**WHAT YOU ARE ASKED TO DO**
From the listing below, copy every line with the word "image".

◆ ◆ ◆ ◆

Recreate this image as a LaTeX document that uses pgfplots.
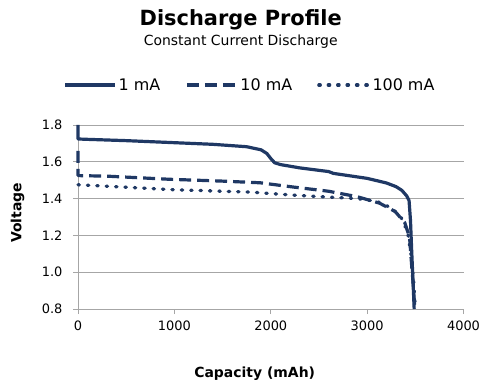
\documentclass[border=0pt]{standalone}
\usepackage{pgfplots}
\pgfplotsset{compat=1.18}
\usepackage{fontspec}
\setmainfont{DejaVu Sans}
\definecolor{navy}{HTML}{1F3864}
\definecolor{gridgray}{HTML}{A6A6A6}
\begin{document}
\begin{tikzpicture}[x=1bp,y=1bp]
\useasboundingbox (0,0) rectangle (492,389);
\begin{axis}[
  at={(78bp,80bp)}, anchor=south west,
  scale only axis, width=385.5bp, height=184bp,
  xmin=0, xmax=4000, ymin=0.8, ymax=1.8,
  xtick={0,1000,2000,3000,4000},
  ytick={0.8,1.0,1.2,1.4,1.6,1.8},
  axis x line*=bottom, axis y line*=left,
  ymajorgrids,
  major grid style={gridgray, line width=0.8bp},
  axis line style={gridgray, line width=0.8bp},
  tick style={gridgray, line width=0.8bp},
  tick align=outside, major tick length=5bp,
  /pgf/number format/assume math mode=true,
  ticklabel style={font=\fontsize{13}{15}\selectfont, text=black},
  y tick label style={/pgf/number format/.cd, fixed, fixed zerofill, precision=1, /tikz/.cd, xshift=-7bp},
  x tick label style={/pgf/number format/1000 sep={}, yshift=-3bp},
  clip=false,
  legend columns=3,
  legend style={at={(0.446,1.217)}, anchor=center, draw=none, fill=none,
    font=\fontsize{16}{19}\selectfont,
    /tikz/every even column/.append style={column sep=23bp}},
  legend image code/.code={\draw[#1] (0bp,0bp) -- (50bp,0bp);},
]
\addplot[navy, line width=3.2bp, line join=round] coordinates {
(0,1.80) (0,1.724) (100,1.722) (500,1.715) (950,1.705) (1400,1.695) (1750,1.682)
(1900,1.665) (1960,1.645) (2000,1.618) (2040,1.595) (2100,1.585) (2300,1.567)
(2600,1.547) (2650,1.537) (3000,1.51) (3200,1.485) (3300,1.465) (3360,1.445)
(3410,1.415) (3435,1.39) (3450,1.28) (3462,1.12) (3476,0.95) (3488,0.8)
};
\addlegendentry{1 mA}
\addplot[navy, line width=3.2bp, dash pattern=on 12bp off 6bp, line join=round] coordinates {
(0,1.66) (0,1.525) (300,1.522) (950,1.505) (1500,1.495) (1890,1.486) (2200,1.465)
(2600,1.44) (2900,1.41) (3130,1.375) (3290,1.33) (3390,1.27) (3440,1.19)
(3460,1.05) (3480,0.92) (3495,0.8)
};
\addlegendentry{10 mA}
\addplot[navy, line width=3.3bp, line cap=round, dash pattern=on 1.4bp off 8bp] coordinates {
(0,1.475) (500,1.462) (1000,1.448) (1500,1.44) (1800,1.435) (2200,1.42) (2600,1.408)
(2900,1.40) (3100,1.385) (3250,1.35) (3350,1.30) (3420,1.22) (3460,1.08)
(3485,0.93) (3500,0.8)
};
\addlegendentry{100 mA}
\end{axis}
\node[font=\bfseries\fontsize{21}{25}\selectfont, anchor=base] at (240.7,364) {Discharge Profile};
\node[font=\fontsize{14}{17}\selectfont, anchor=base] at (240.7,344) {Constant Current Discharge};
\node[font=\bfseries\fontsize{14}{17}\selectfont, anchor=base] at (254.7,12) {Capacity (mAh)};
\node[font=\bfseries\fontsize{14}{17}\selectfont, rotate=90] at (17.5,176) {Voltage};
\end{tikzpicture}
\end{document}
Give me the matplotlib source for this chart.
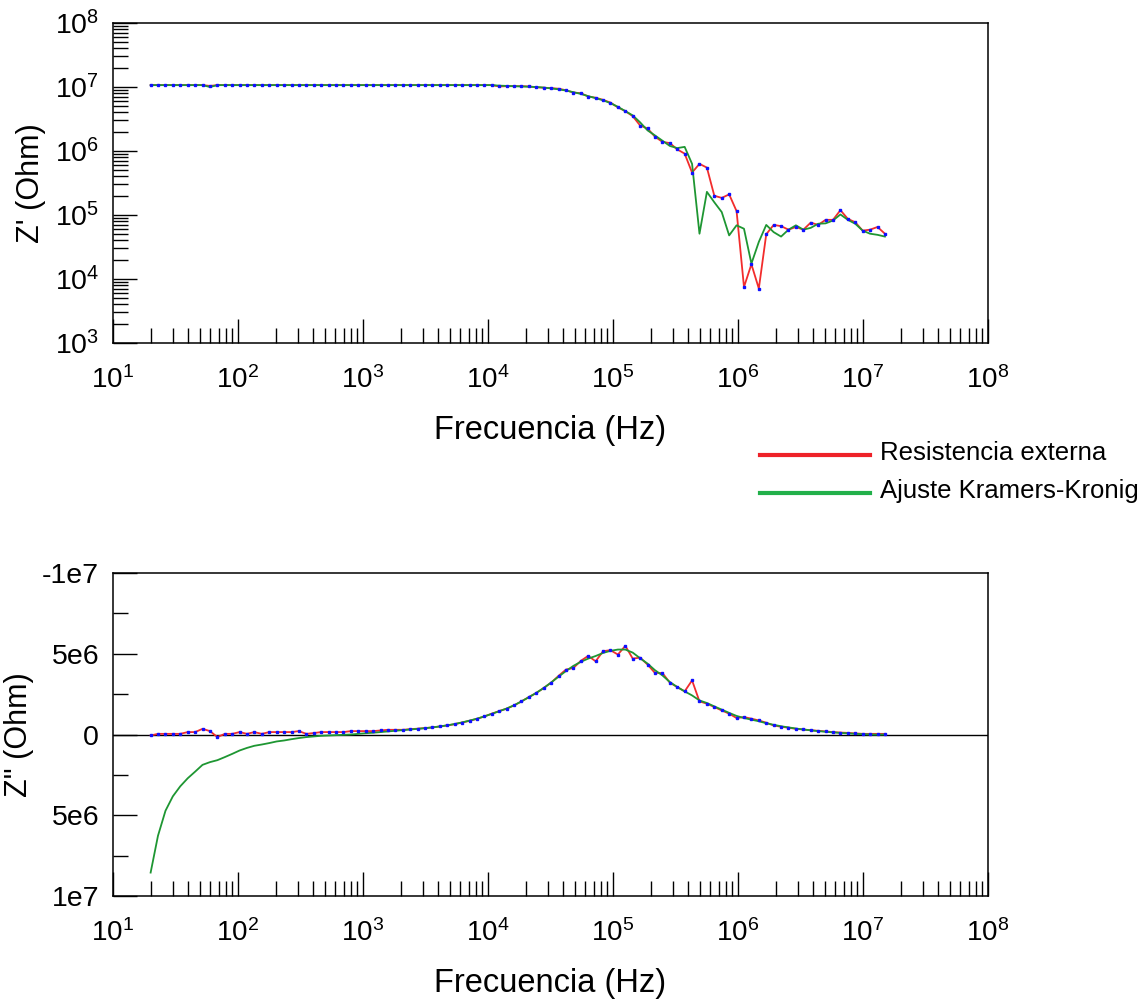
import matplotlib
matplotlib.use('Agg')
import matplotlib.pyplot as plt
from matplotlib.lines import Line2D
from matplotlib.ticker import LogLocator, FixedLocator, FixedFormatter, FuncFormatter, NullFormatter
import numpy as np

plt.rcParams['font.family'] = ['Liberation Sans', 'DejaVu Sans']
plt.rcParams['mathtext.fontset'] = 'custom'
plt.rcParams['mathtext.rm'] = 'Liberation Sans'
plt.rcParams['mathtext.it'] = 'Liberation Sans:italic'
plt.rcParams['mathtext.bf'] = 'Liberation Sans:bold'

# frequency sweep (Hz), 100 points 20 Hz - 15 MHz
freq = [20.0, 22.9, 26.3, 30.1, 34.5, 39.6, 45.4, 52.0, 59.7, 68.4,
        78.4, 89.9, 103, 118, 135, 155, 178, 204, 234, 268,
        307, 352, 404, 463, 531, 609, 698, 800, 917, 1051,
        1205, 1382, 1584, 1816, 2082, 2387, 2736, 3137, 3596, 4122,
        4726, 5417, 6211, 7120, 8162, 9357, 10727, 12297, 14097, 16161,
        18527, 21239, 24349, 27913, 32000, 36684, 42055, 48212, 55270, 63362,
        72638, 83272, 95463, 109440, 125460, 143830, 164890, 189030, 216700, 248430,
        284800, 326490, 374290, 429090, 491910, 563930, 646490, 741140, 849650, 974040,
        1116600, 1280100, 1467600, 1682400, 1928700, 2211100, 2534800, 2905900, 3331400, 3819100,
        4378200, 5019200, 5754100, 6596500, 7562200, 8669400, 9938700, 11394000, 13062000, 14974000]

# Z' measured (Ohm)
zre_meas = [1.07e7, 1.07e7, 1.07e7, 1.07e7, 1.07e7, 1.07e7, 1.07e7, 1.07e7, 1.04e7, 1.07e7,
            1.07e7, 1.07e7, 1.07e7, 1.07e7, 1.07e7, 1.07e7, 1.07e7, 1.07e7, 1.07e7, 1.07e7,
            1.07e7, 1.07e7, 1.07e7, 1.07e7, 1.07e7, 1.07e7, 1.07e7, 1.07e7, 1.07e7, 1.07e7,
            1.07e7, 1.07e7, 1.07e7, 1.07e7, 1.07e7, 1.07e7, 1.07e7, 1.07e7, 1.07e7, 1.07e7,
            1.07e7, 1.07e7, 1.07e7, 1.07e7, 1.07e7, 1.07e7, 1.07e7, 1.02e7, 1.03e7, 1.03e7,
            1.03e7, 1.02e7, 9.9e6, 9.75e6, 9.6e6, 9.4e6, 8.9e6, 8.2e6, 8.0e6, 7.1e6,
            6.8e6, 6.3e6, 5.7e6, 4.8e6, 4.2e6, 3.5e6, 2.5e6, 2.25e6, 1.67e6, 1.39e6,
            1.33e6, 1.06e6, 9.1e5, 4.6e5, 6.3e5, 5.5e5, 2.0e5, 1.85e5, 2.1e5, 1.15e5,
            7.5e3, 1.7e4, 7.1e3, 5.0e4, 7.0e4, 6.7e4, 5.9e4, 6.5e4, 5.9e4, 7.6e4,
            7.0e4, 8.4e4, 8.4e4, 1.19e5, 8.7e4, 7.7e4, 5.7e4, 5.9e4, 6.5e4, 5.1e4]

# Z' Kramers-Kronig fit (Ohm)
zre_kk = [1.07e7, 1.07e7, 1.07e7, 1.07e7, 1.07e7, 1.07e7, 1.07e7, 1.07e7, 1.00e7, 1.07e7,
          1.07e7, 1.07e7, 1.07e7, 1.07e7, 1.07e7, 1.07e7, 1.07e7, 1.07e7, 1.07e7, 1.07e7,
          1.07e7, 1.07e7, 1.07e7, 1.07e7, 1.07e7, 1.07e7, 1.07e7, 1.07e7, 1.07e7, 1.07e7,
          1.07e7, 1.07e7, 1.07e7, 1.07e7, 1.07e7, 1.07e7, 1.07e7, 1.07e7, 1.07e7, 1.07e7,
          1.07e7, 1.07e7, 1.07e7, 1.07e7, 1.07e7, 1.07e7, 1.07e7, 1.05e7, 1.04e7, 1.03e7,
          1.02e7, 1.01e7, 1.0e7, 9.8e6, 9.5e6, 9.2e6, 8.8e6, 8.3e6, 7.8e6, 7.2e6,
          6.7e6, 6.2e6, 5.6e6, 4.9e6, 4.2e6, 3.6e6, 2.8e6, 2.1e6, 1.75e6, 1.45e6,
          1.2e6, 1.11e6, 1.16e6, 6.3e5, 5.1e4, 2.3e5, 1.58e5, 1.11e5, 4.8e4, 6.9e4,
          6.1e4, 1.74e4, 3.8e4, 7.0e4, 5.4e4, 4.6e4, 5.9e4, 6.9e4, 5.9e4, 6.3e4,
          7.3e4, 7.4e4, 8.2e4, 1.02e5, 8.4e4, 7.3e4, 5.7e4, 5.1e4, 4.9e4, 4.6e4]

# Z'' measured (MOhm)
zim_meas = [0.06, -0.04, -0.04, -0.04, -0.04, -0.15, -0.15, -0.35, -0.21, 0.16,
            -0.04, -0.04, -0.15, -0.04, -0.15, -0.04, -0.15, -0.15, -0.15, -0.15,
            -0.21, -0.04, -0.09, -0.15, -0.15, -0.15, -0.15, -0.21, -0.21, -0.21,
            -0.21, -0.25, -0.29, -0.29, -0.29, -0.33, -0.36, -0.40, -0.44, -0.50,
            -0.56, -0.64, -0.74, -0.85, -0.97, -1.12, -1.29, -1.45, -1.60, -1.80,
            -2.05, -2.32, -2.57, -2.88, -3.21, -3.63, -4.02, -4.12, -4.56, -4.87,
            -4.53, -5.16, -5.22, -4.95, -5.49, -4.70, -4.76, -4.33, -3.81, -3.81,
            -3.21, -2.94, -2.67, -3.35, -2.05, -1.91, -1.70, -1.49, -1.29, -1.02,
            -1.08, -0.98, -0.87, -0.73, -0.56, -0.48, -0.42, -0.35, -0.31, -0.26,
            -0.23, -0.19, -0.15, -0.12, -0.10, -0.07, -0.04, -0.04, -0.04, -0.04]

# Z'' Kramers-Kronig fit (MOhm)
zim_kk = [8.55, 6.27, 4.72, 3.83, 3.21, 2.71, 2.30, 1.88, 1.71, 1.59,
          1.40, 1.20, 0.99, 0.83, 0.70, 0.62, 0.53, 0.43, 0.37, 0.29,
          0.22, 0.16, 0.12, 0.08, 0.06, 0.04, 0.02, 0.00, -0.04, -0.08,
          -0.11, -0.15, -0.19, -0.23, -0.27, -0.31, -0.35, -0.39, -0.44, -0.50,
          -0.57, -0.65, -0.75, -0.86, -0.98, -1.12, -1.28, -1.44, -1.61, -1.81,
          -2.05, -2.31, -2.58, -2.88, -3.22, -3.58, -3.93, -4.25, -4.50, -4.70,
          -4.86, -5.05, -5.18, -5.26, -5.26, -5.07, -4.72, -4.39, -3.98, -3.66,
          -3.25, -2.94, -2.67, -2.42, -2.11, -1.95, -1.74, -1.54, -1.34, -1.15,
          -1.02, -0.92, -0.82, -0.70, -0.60, -0.51, -0.44, -0.37, -0.31, -0.26,
          -0.21, -0.17, -0.13, -0.10, -0.07, -0.04, -0.02, 0.00, 0.01, 0.00]

x_ticks = [1e1, 1e2, 1e3, 1e4, 1e5, 1e6, 1e7, 1e8]
zim_ticks = [-1e7, -5e6, 0, 5e6, 1e7]
zim_ticklabels = ['-1e7', '5e6', '0', '5e6', '1e7']

RED = '#f22c2c'
GREEN = '#1e9632'
BLUE = '#1010ff'

W, H = 1143, 1005
fig = plt.figure(figsize=(W / 100, H / 100), dpi=100)

ax1 = fig.add_axes([113 / W, 1 - 343 / H, 875 / W, 320 / H])
ax2 = fig.add_axes([113 / W, 1 - 896 / H, 875 / W, 323 / H])

f = np.array(freq)
zim_m = np.array(zim_meas) * 1e6
zim_k = np.array(zim_kk) * 1e6

# top: real part
ax1.plot(f, zre_meas, color=RED, lw=1.3, zorder=2)
ax1.plot(f, zre_kk, color=GREEN, lw=1.3, zorder=3)
ax1.plot(f, zre_meas, ls='none', marker='s', ms=2.0, color=BLUE, mec=BLUE, zorder=4)
ax1.set_xscale('log')
ax1.set_yscale('log')
ax1.set_xlim(1e1, 1e8)
ax1.set_ylim(1e3, 1e8)
ax1.yaxis.set_major_locator(LogLocator(base=10, numticks=10))
ax1.yaxis.set_minor_locator(LogLocator(base=10, subs=np.arange(2, 10), numticks=20))
ax1.yaxis.set_minor_formatter(NullFormatter())
ax1.set_ylabel("Z' (Ohm)", fontsize=22, labelpad=6)

# bottom: imaginary part
ax2.axhline(0, color='black', lw=1.0, zorder=1)
ax2.plot(f, zim_m, color=RED, lw=1.3, zorder=2)
ax2.plot(f, zim_k, color=GREEN, lw=1.3, zorder=3)
ax2.plot(f, zim_m, ls='none', marker='s', ms=2.0, color=BLUE, mec=BLUE, zorder=4)
ax2.set_xscale('log')
ax2.set_xlim(1e1, 1e8)
ax2.set_ylim(1e7, -1e7)
ax2.yaxis.set_major_locator(FixedLocator(zim_ticks))
ax2.yaxis.set_major_formatter(FixedFormatter(zim_ticklabels))
ax2.yaxis.set_minor_locator(FixedLocator([-7.5e6, -2.5e6, 2.5e6, 7.5e6]))
ax2.set_ylabel('Z" (Ohm)', fontsize=22, labelpad=6)

decade_fmt = FuncFormatter(lambda v, p: r'$\mathregular{10^{%d}}$' % round(np.log10(v)))

for ax in (ax1, ax2):
    ax.xaxis.set_major_locator(FixedLocator(x_ticks))
    ax.xaxis.set_minor_locator(LogLocator(base=10, subs=np.arange(2, 10), numticks=20))
    ax.xaxis.set_major_formatter(decade_fmt)
    ax.xaxis.set_minor_formatter(NullFormatter())
    ax.set_xlabel('Frecuencia (Hz)', fontsize=23.5, labelpad=15)
    ax.tick_params(axis='x', which='major', direction='in', length=17, width=1,
                   labelsize=20, pad=17, top=False)
    ax.tick_params(axis='x', which='minor', direction='in', length=11, width=1, top=False)
    ax.tick_params(axis='y', which='major', direction='in', length=17, width=1,
                   labelsize=20.5, pad=10, right=False)
    ax.tick_params(axis='y', which='minor', direction='in', length=11, width=1, right=False)
    if ax is ax1:
        ax.yaxis.set_major_formatter(decade_fmt)
    for sp in ax.spines.values():
        sp.set_linewidth(1.1)

# legend drawn between the panels
fig.add_artist(Line2D([760 / W, 870 / W], [1 - 455 / H] * 2, color='#ee2228', lw=3))
fig.add_artist(Line2D([760 / W, 870 / W], [1 - 493 / H] * 2, color='#22b04a', lw=3))
fig.text(880 / W, 1 - 453 / H, 'Resistencia externa', fontsize=18.5, va='center')
fig.text(880 / W, 1 - 491 / H, 'Ajuste Kramers-Kronig', fontsize=18.5, va='center')

fig.savefig('out.png', dpi=100, facecolor='white')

◆ ◆ ◆ ◆

**EXERCISE RESPONSE**
Recreate this image as a LaTeX document that uses pgfplots.
  legend image code/.code={\draw[#1] (0bp,0bp) -- (50bp,0bp);},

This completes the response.